Let's just meet at The Market, downtown." Sounds like a pretty straightforward plan, right?

But not so fast. An already murky downtown name game has gotten even muddier.

See, for years there's been the City Market, at 1031 Broadway. It began as a small convenience store and grocery.

Then, late in 2006, Aramark opened the Market on Broadway, at 1009 Broadway — just a few doors down from the other market. It’s a convenience store, deli and kitchen with cafeteria-style hot food.

The folks at the other Market, the City Market, saw direct competition and broadened their offerings. So they started selling deli sandwiches, cookies and other fresh-baked goods in addition to the convenience store stuff.

Then, two weeks ago, a restaurant called The Market opened at 1037 First Avenue, a block east of the other two Markets. This was no Market-Come-Lately, though. It was a new location of a seafood restaurant called The Market that had been minding its own business on 17th Avenue, near Manchester Expressway, for years. When its owners got a chance to open in a bigger, nicer space downtown, they were lured by more seating, the lure of lots of business on the nights of RiverCenter and Springer shows, and all that.

Let’s not forget that on Saturday mornings Uptown Columbus has been convincing regional farmers to bring their fresh produce to sell in booths on the 1000 block of Broadway. What do they call it?

Market Days.

Of course, most folks simply say they’re, um, “going to the market.”

Maybe all of this is why some people have taken to calling the seafood restaurant the “Fish Market” — to differentiate it. But that can lead to a whole ’nother state of confusion. Literally. Most folks who’ve lived in the West know The Fish Market as a chain of great seafood restaurants in California and Arizona.

It’s confusing, alright.

It makes you wish these guys had done a little more careful marketing.

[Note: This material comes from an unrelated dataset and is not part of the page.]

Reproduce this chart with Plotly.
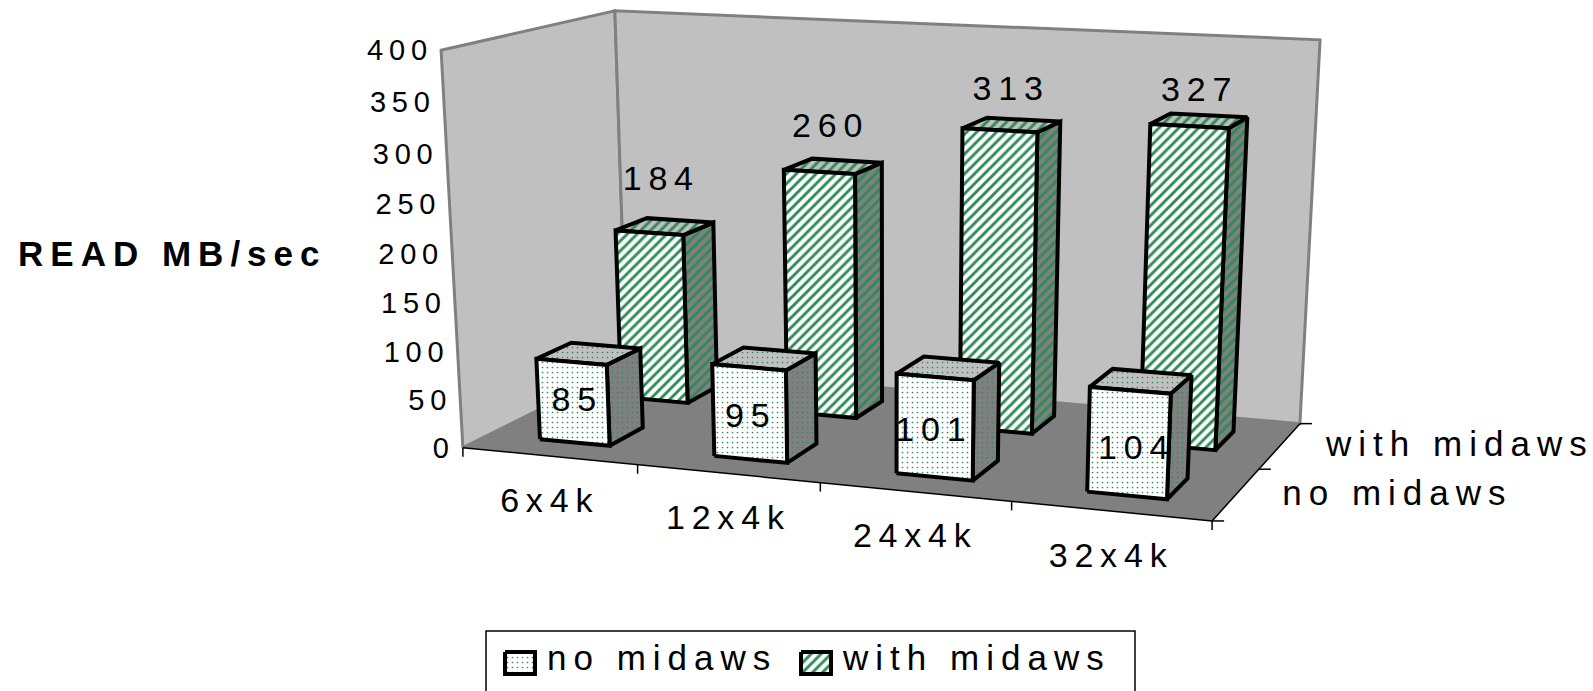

Already, many downtown bars do little more than compete for the same cover bands each week. Does that same lack of creativity have to invade even the names of the eateries?

Maybe I’m being too hard on them, though. The City Market shouldn’t have to change, since they were there first. And who could blame the seafood-selling Market for wanting to keep the name that was tied to it as they toiled to become one of Columbus’ best restaurants — a true destination eatery?

But it certainly calls for careful meal planning with friends. Hopefully it won’t mean just avoiding those three stops altogether and just say, “Meet me at Locos.”

Uh, but wait. Is that Locos Grill and Pub, or Locos Amigos Cantina?